Member of the General Council
- In office 1953–1957
- Constituency: South

Personal details
- Born: 17 May 1914 Nouméa, New Caledonia
- Died: 2 July 1984 (aged 70) Nouméa, New Caledonia

= Elie Solier =

New Caledonian lawyer and politician (1914–1984)

Elie Emile William Auguste Solier (17 May 1914 – 2 July 1984) was a New Caledonian lawyer and politician. He was a member of the General Council from 1953 to 1957.

==Biography==
Solier was born in Nouméa in 1914 to Emile Marius Basile Solier and Claire Hilda Hodgson. He attended university in France, where he studied law. Returning to New Caledonia, he became one of the leading lawyers in the territory, and began serving as a magistrate. He married Winnifred Violetta Nicholls in 1937, with whom he had three children.
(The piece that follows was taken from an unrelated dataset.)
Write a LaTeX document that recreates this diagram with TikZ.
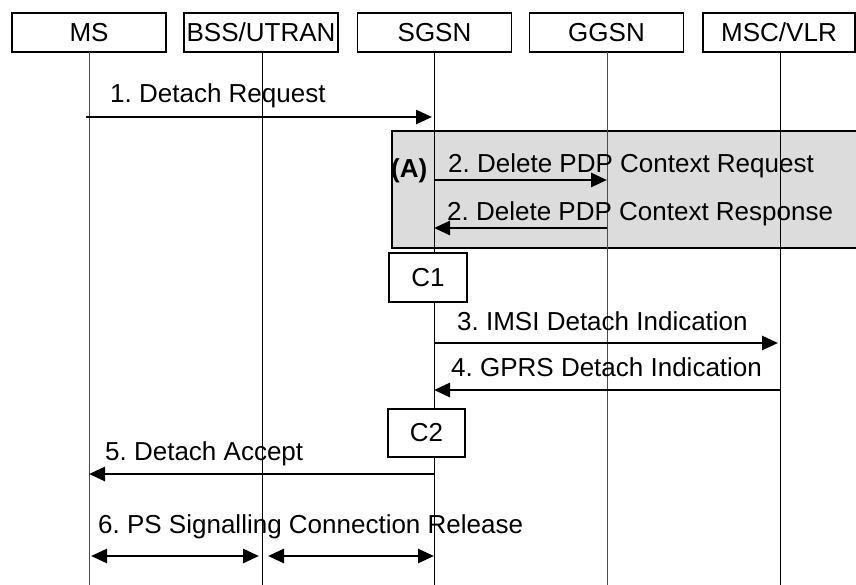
\documentclass[tikz,border=0pt]{standalone}
\usepackage{fontspec}
\setmainfont{Liberation Sans}
\usetikzlibrary{arrows.meta}
\definecolor{boxgray}{HTML}{DCDCDC}
\frenchspacing
\begin{document}
\begin{tikzpicture}[x=1pt,y=-1pt,
  txt/.style={font=\fontsize{26}{30}\selectfont},
  lbl/.style={txt, inner sep=0pt, anchor=base west},
  hdr/.style={txt, draw, line width=1.8pt, fill=white, minimum width=154pt, minimum height=39pt, inner sep=0pt},
  cbox/.style={txt, draw, line width=1.8pt, fill=white, minimum width=78pt, minimum height=49pt, inner sep=0pt},
  msg/.style={line width=2.8pt, -{Triangle[length=16pt,width=14pt]}, shorten >=2pt},
  bidir/.style={line width=2.8pt, {Triangle[length=16pt,width=14pt]}-{Triangle[length=16pt,width=14pt]}},
  life/.style={line width=1pt}]
\useasboundingbox (0,0) rectangle (856,584);
\clip (0,0) rectangle (856,584);
% shaded group A
\filldraw[fill=boxgray, draw=black, line width=1.8pt] (392,131) rectangle (880,248);
% headers
\node[hdr] (ms) at (89,32.5) {MS};
\node[hdr] (bss) at (261,32.5) {BSS/UTRAN};
\node[hdr] (sgsn) at (434.5,32.5) {SGSN};
\node[hdr] (ggsn) at (606.5,32.5) {GGSN};
\node[hdr, minimum width=152pt] (msc) at (779,32.5) {MSC/VLR};
% lifeline end points
\coordinate (msE) at (89,590);
\coordinate (bssE) at (262,590);
\coordinate (sgsnE) at (434,590);
\coordinate (ggsnE) at (607,590);
\coordinate (mscE) at (780,590);
\coordinate (msT) at (89,52);
\coordinate (bssT) at (262,52);
\coordinate (sgsnT) at (434,52);
\coordinate (ggsnT) at (607,52);
\coordinate (mscT) at (780,52);
\draw[life, black!70] (msT) -- (msE);
\draw[life] (bssT) -- (bssE);
\draw[life] (sgsnT) -- (sgsnE);
\draw[life, black!70] (ggsnT) -- (ggsnE);
\draw[life] (mscT) -- (mscE);
% condition boxes
\node[cbox] (c1) at (428,277.5) {C1};
\node[cbox, minimum width=77pt, minimum height=48pt] (c2) at (426.5,433) {C2};
% message end points
\coordinate (m1a) at (86,117);   \coordinate (m1b) at (434,117);
\coordinate (m2a) at (434,180);  \coordinate (m2b) at (607,180);
\coordinate (m2c) at (607,228);  \coordinate (m2d) at (434,228);
\coordinate (m3a) at (434,343);  \coordinate (m3b) at (780,343);
\coordinate (m4a) at (780,390);  \coordinate (m4b) at (434,390);
\coordinate (m5a) at (434,474);  \coordinate (m5b) at (89,474);
\coordinate (m6a) at (89,556);   \coordinate (m6b) at (262,556);
\coordinate (m6c) at (262,556);  \coordinate (m6d) at (434,556);
% messages
\draw[msg] (m1a) -- (m1b);
\draw[msg, shorten >=0pt] (m2a) -- (m2b);
\draw[msg, shorten >=0pt] (m2c) -- (m2d);
\draw[msg] (m3a) -- (m3b);
\draw[msg, shorten >=0pt] (m4a) -- (m4b);
\draw[msg, shorten >=0pt] (m5a) -- (m5b);
\draw[bidir, shorten <=2pt, shorten >=3pt] (m6a) -- (m6b);
\draw[bidir, shorten <=6pt] (m6c) -- (m6d);
% labels
\node[lbl] (l1) at (110,102) {1. Detach Request};
\node[lbl, font=\fontsize{26}{30}\selectfont\bfseries] (la) at (391,177) {(A)};
\node[lbl] (l2a) at (448,172) {2. Delete PDP Context Request};
\node[lbl] (l2b) at (447,220) {2. Delete PDP Context Response};
\node[lbl] (l3) at (457,330) {3. IMSI Detach Indication};
\node[lbl] (l4) at (451,376) {4. GPRS Detach Indication};
\node[lbl] (l5) at (105,460) {5. Detach Accept};
\node[lbl] (l6) at (98,533) {6. PS Signalling Connection Release};
\end{tikzpicture}
\end{document}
During World War II he helped oust the pro-Vichy administration in 1940. In May 1942 he and several other key figures fell out with Georges Thierry d'Argenlieu, a visiting representative of Charles de Gaulle, resulting in him being deported to Walpole Island alongside Governor Henri Sautot. However, they were returned to New Caledonia shortly afterwards following protests.

In 1953 he was elected to the General Council from the South constituency as part of the Bonneaud group, serving until the 1957 elections. In the same year he and Winnifred divorced and he married Odette Antoinette Augustine Antoniou, with whom he had a daughter.

He died in Nouméa in July 1984 at the age of 70.